You are hereby notified that a hearing on the petition for _________ will be held on the _______ day of ______, 20_____, at the hour of ______. The Hearing Officer will be ______________ whose address is _____________ and telephone number is __________. You may be present at the hearing; may (but need not be) represented by counsel; may present any relevant evidence (subject to provisions requiring the advance production of testimonial and documentary evidence); and will be given full opportunity to cross-examine all witnesses. You are entitled to request the Hearing Officer to issue subpoenas to compel the attendance of witnesses and the production of books, documents or other sources of evidence by applying to the Hearing Officer. The Hearing Officer has the authority to issue subpoenas. You will be responsible for paying any mileage or attendance fees in connection with subpoenas so issued.

The Hearing Officer shall also give any public notice required by law.

(e)    A statement of facts contained in the petition or summary thereof shall be sent with such notice to the respondent(s).

(11)    Disqualification of Hearing Officer. Within 10 business days of the date of the notice of hearing, each party may submit a writing rejecting one of the Hearing Officers selected pursuant to subsection (B)(14)(c) of this section.

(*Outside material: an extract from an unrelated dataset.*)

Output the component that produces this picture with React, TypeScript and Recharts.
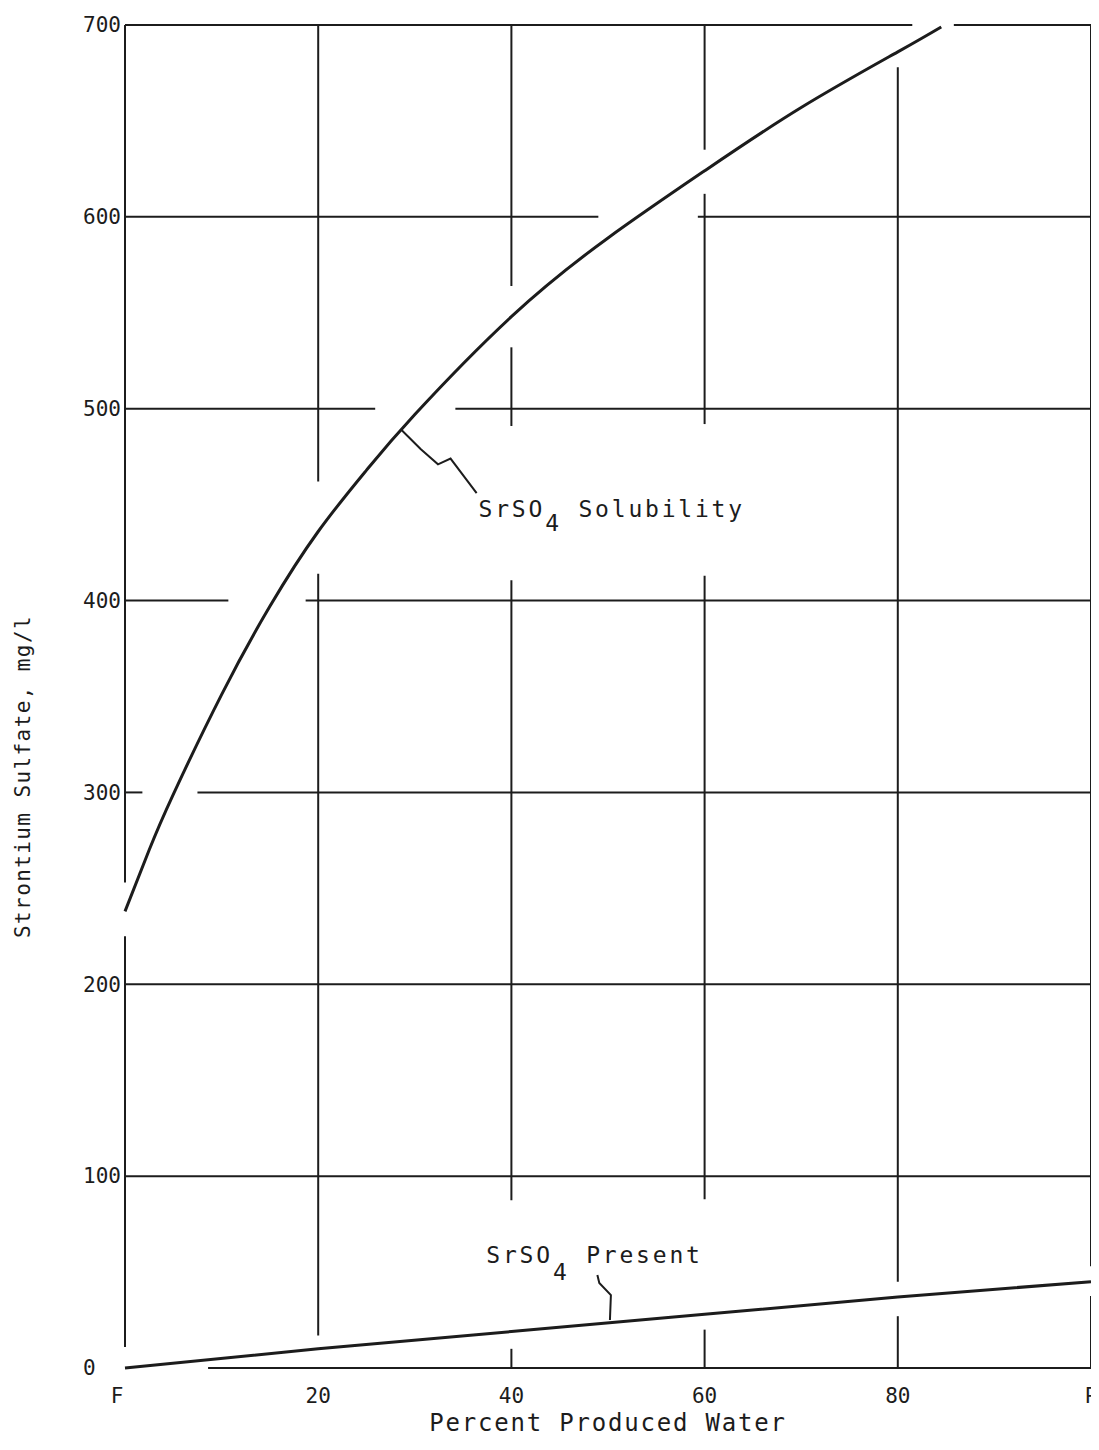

(12)    Respondent’s Objections to Defective Petition. Any owner or resident desiring to object to a petition may file objections with the Hearing Officer (and, if filed, shall concurrently serve by first class mail on petitioner(s) or the counsel or designated representative thereof). Objections to the petition may be made on the following grounds: that the petition was not timely filed; that the petition does not contain material information required by the applicable rules and ordi-

nance(s); and/or that the petition is procedurally defective. The objections shall set forth the name, address, and telephone number of respondent’s counsel or designated representative. If such objections are not made within 14 days of the mailing of the notice of hearing, they shall be deemed waived. In the event that the petition is objected to as procedurally defective other than as to time of filing, the petitioner shall have 10 days from the date of mailing of such objections to cure same.

(13)    Subpoenas.

(a)    Before and during a hearing, the Hearing Officer may issue subpoenas and subpoenas duces tecum at the request of either party or on his/her own motion in accordance with the provisions of Section 1985, et seq. of the Code of Civil Procedure, subject to the Hearing Officer’s discretion.

(b)    Such process shall extend to all parts of the State and be served in accordance with the provisions of Sections 1987 and 1988 of the Code of Civil Procedure. No witness shall be obliged to attend at a place out of the county in which he resides unless the distance is less than 150 miles from his place of residence, except that, upon affidavit of either party showing that the testimony of such witness is material and necessary, the Hearing Officer may endorse on the subpoena an order requiring the attendance of such witness from such distance or beyond.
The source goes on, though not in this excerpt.